*THE EXERCISE:* Return the listing below exactly, with the pictures dropped.

*DATASET CONTENT:*
☆ ☆ ☆
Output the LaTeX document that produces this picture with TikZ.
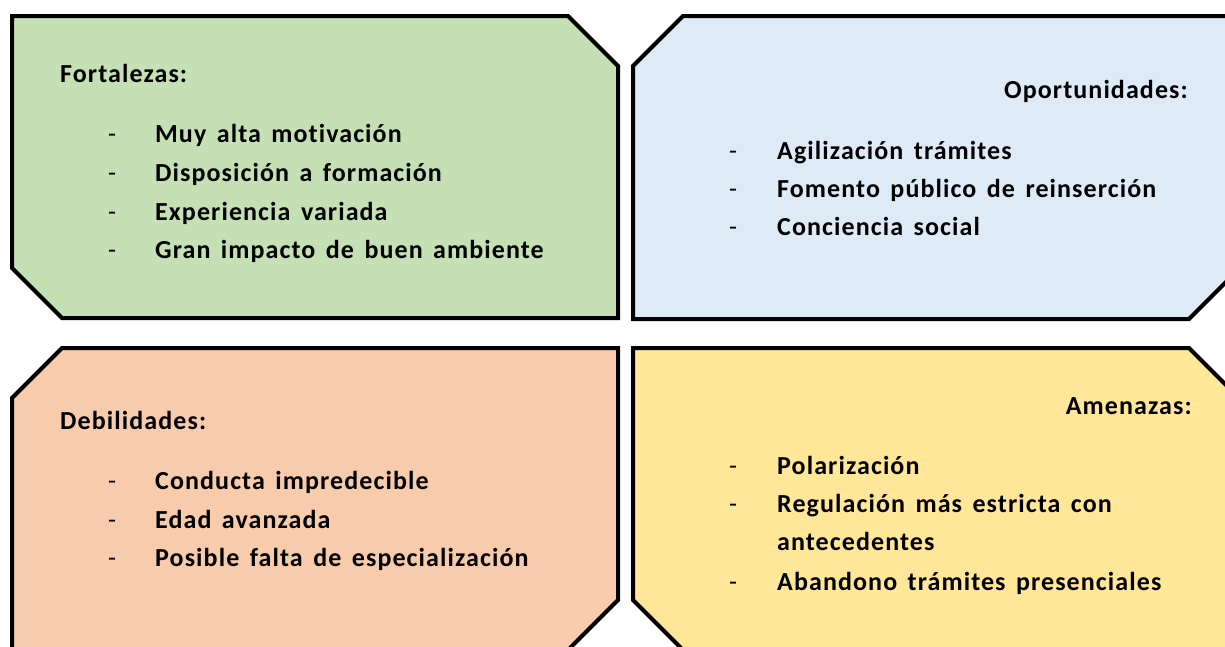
\documentclass[tikz,border=0pt]{standalone}
\usepackage{fontspec}
\setmainfont{Carlito}[LetterSpace=4.2, WordSpace=1.5, Ligatures=NoCommon]
\usepackage{tikz}

\definecolor{fgreen}{HTML}{C5E0B4}
\definecolor{oblue}{HTML}{DEEBF7}
\definecolor{dorange}{HTML}{F8CBAD}
\definecolor{ayellow}{HTML}{FFE699}

\tikzset{
  panel/.style={draw=black, line width=4pt, line join=miter},
  head/.style={font=\fontsize{26}{26}\selectfont\bfseries, inner sep=0pt},
  item/.style={font=\fontsize{26}{26}\selectfont\bfseries, inner sep=0pt, anchor=base west},
  bullet/.style={font=\fontsize{26}{26}\selectfont, inner sep=0pt, anchor=base west}
}

\begin{document}
\begin{tikzpicture}[x=1pt,y=-1pt]

\useasboundingbox (0,0) rectangle (1225,646);
\clip (0,0) rectangle (1225,646);

%% panels
\fill[white] (0,0) rectangle (1225,646);
\draw[panel, fill=fgreen] (12,16) -- (568,16) -- (618,66) -- (618,318) -- (62,318) -- (12,268) -- cycle;
\draw[panel, fill=oblue] (683,16) -- (1239,16) -- (1239,269) -- (1189,319) -- (633,319) -- (633,66) -- cycle;
\draw[panel, fill=dorange] (62,348) -- (618,348) -- (618,600) -- (568,650) -- (12,650) -- (12,398) -- cycle;
\draw[panel, fill=ayellow] (633,348) -- (1189,348) -- (1239,398) -- (1239,650) -- (683,650) -- (633,600) -- cycle;

%% Fortalezas
\node[head, anchor=base west] (fort) at (60,82) {Fortalezas:};
\node[bullet] (fd1) at (108,142) {-};
\node[item] (f1) at (155,142) {Muy alta motivación};
\node[bullet] (fd2) at (108,181) {-};
\node[item] (f2) at (155,181) {Disposición a formación};
\node[bullet] (fd3) at (108,220) {-};
\node[item] (f3) at (155,220) {Experiencia variada};
\node[bullet] (fd4) at (108,258) {-};
\node[item] (f4) at (155,258) {Gran impacto de buen ambiente};

%% Oportunidades
\node[head, anchor=base east] (opor) at (1188,98) {Oportunidades:};
\node[bullet] (od1) at (729,159) {-};
\node[item] (o1) at (777,159) {Agilización trámites};
\node[bullet] (od2) at (729,197) {-};
\node[item] (o2) at (777,197) {Fomento público de reinserción};
\node[bullet] (od3) at (729,235) {-};
\node[item] (o3) at (777,235) {Conciencia social};

%% Debilidades
\node[head, anchor=base west] (debi) at (60,429) {Debilidades:};
\node[bullet] (dd1) at (108,489) {-};
\node[item] (d1) at (155,489) {Conducta impredecible};
\node[bullet] (dd2) at (108,528) {-};
\node[item] (d2) at (155,528) {Edad avanzada};
\node[bullet] (dd3) at (108,566) {-};
\node[item] (d3) at (155,566) {Posible falta de especialización};

%% Amenazas
\node[head, anchor=base east] (amen) at (1192,414) {Amenazas:};
\node[bullet] (ad1) at (729,474) {-};
\node[item] (a1) at (777,474) {Polarización};
\node[bullet] (ad2) at (729,512) {-};
\node[item] (a2) at (777,512) {Regulación más estricta con};
\node[item] (a2b) at (777,550) {antecedentes};
\node[bullet] (ad3) at (729,590) {-};
\node[item] (a3) at (777,590) {Abandono trámites presenciales};

\end{tikzpicture}
\end{document}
☆ ☆ ☆
*IN RESPONSE:*
Output the LaTeX document that produces this picture with TikZ.
\documentclass[tikz,border=0pt]{standalone}
\usepackage{fontspec}
\setmainfont{Carlito}[LetterSpace=4.2, WordSpace=1.5, Ligatures=NoCommon]
\usepackage{tikz}

\definecolor{fgreen}{HTML}{C5E0B4}
\definecolor{oblue}{HTML}{DEEBF7}
\definecolor{dorange}{HTML}{F8CBAD}
\definecolor{ayellow}{HTML}{FFE699}

\tikzset{
  panel/.style={draw=black, line width=4pt, line join=miter},
  head/.style={font=\fontsize{26}{26}\selectfont\bfseries, inner sep=0pt},
  item/.style={font=\fontsize{26}{26}\selectfont\bfseries, inner sep=0pt, anchor=base west},
  bullet/.style={font=\fontsize{26}{26}\selectfont, inner sep=0pt, anchor=base west}
}

\begin{document}
\begin{tikzpicture}[x=1pt,y=-1pt]

\useasboundingbox (0,0) rectangle (1225,646);
\clip (0,0) rectangle (1225,646);

%% panels
\fill[white] (0,0) rectangle (1225,646);
\draw[panel, fill=fgreen] (12,16) -- (568,16) -- (618,66) -- (618,318) -- (62,318) -- (12,268) -- cycle;
\draw[panel, fill=oblue] (683,16) -- (1239,16) -- (1239,269) -- (1189,319) -- (633,319) -- (633,66) -- cycle;
\draw[panel, fill=dorange] (62,348) -- (618,348) -- (618,600) -- (568,650) -- (12,650) -- (12,398) -- cycle;
\draw[panel, fill=ayellow] (633,348) -- (1189,348) -- (1239,398) -- (1239,650) -- (683,650) -- (633,600) -- cycle;

%% Fortalezas
\node[head, anchor=base west] (fort) at (60,82) {Fortalezas:};
\node[bullet] (fd1) at (108,142) {-};
\node[item] (f1) at (155,142) {Muy alta motivación};
\node[bullet] (fd2) at (108,181) {-};
\node[item] (f2) at (155,181) {Disposición a formación};
\node[bullet] (fd3) at (108,220) {-};
\node[item] (f3) at (155,220) {Experiencia variada};
\node[bullet] (fd4) at (108,258) {-};
\node[item] (f4) at (155,258) {Gran impacto de buen ambiente};

%% Oportunidades
\node[head, anchor=base east] (opor) at (1188,98) {Oportunidades:};
\node[bullet] (od1) at (729,159) {-};
\node[item] (o1) at (777,159) {Agilización trámites};
\node[bullet] (od2) at (729,197) {-};
\node[item] (o2) at (777,197) {Fomento público de reinserción};
\node[bullet] (od3) at (729,235) {-};
\node[item] (o3) at (777,235) {Conciencia social};

%% Debilidades
\node[head, anchor=base west] (debi) at (60,429) {Debilidades:};
\node[bullet] (dd1) at (108,489) {-};
\node[item] (d1) at (155,489) {Conducta impredecible};
\node[bullet] (dd2) at (108,528) {-};
\node[item] (d2) at (155,528) {Edad avanzada};
\node[bullet] (dd3) at (108,566) {-};
\node[item] (d3) at (155,566) {Posible falta de especialización};

%% Amenazas
\node[head, anchor=base east] (amen) at (1192,414) {Amenazas:};
\node[bullet] (ad1) at (729,474) {-};
\node[item] (a1) at (777,474) {Polarización};
\node[bullet] (ad2) at (729,512) {-};
\node[item] (a2) at (777,512) {Regulación más estricta con};
\node[item] (a2b) at (777,550) {antecedentes};
\node[bullet] (ad3) at (729,590) {-};
\node[item] (a3) at (777,590) {Abandono trámites presenciales};

\end{tikzpicture}
\end{document}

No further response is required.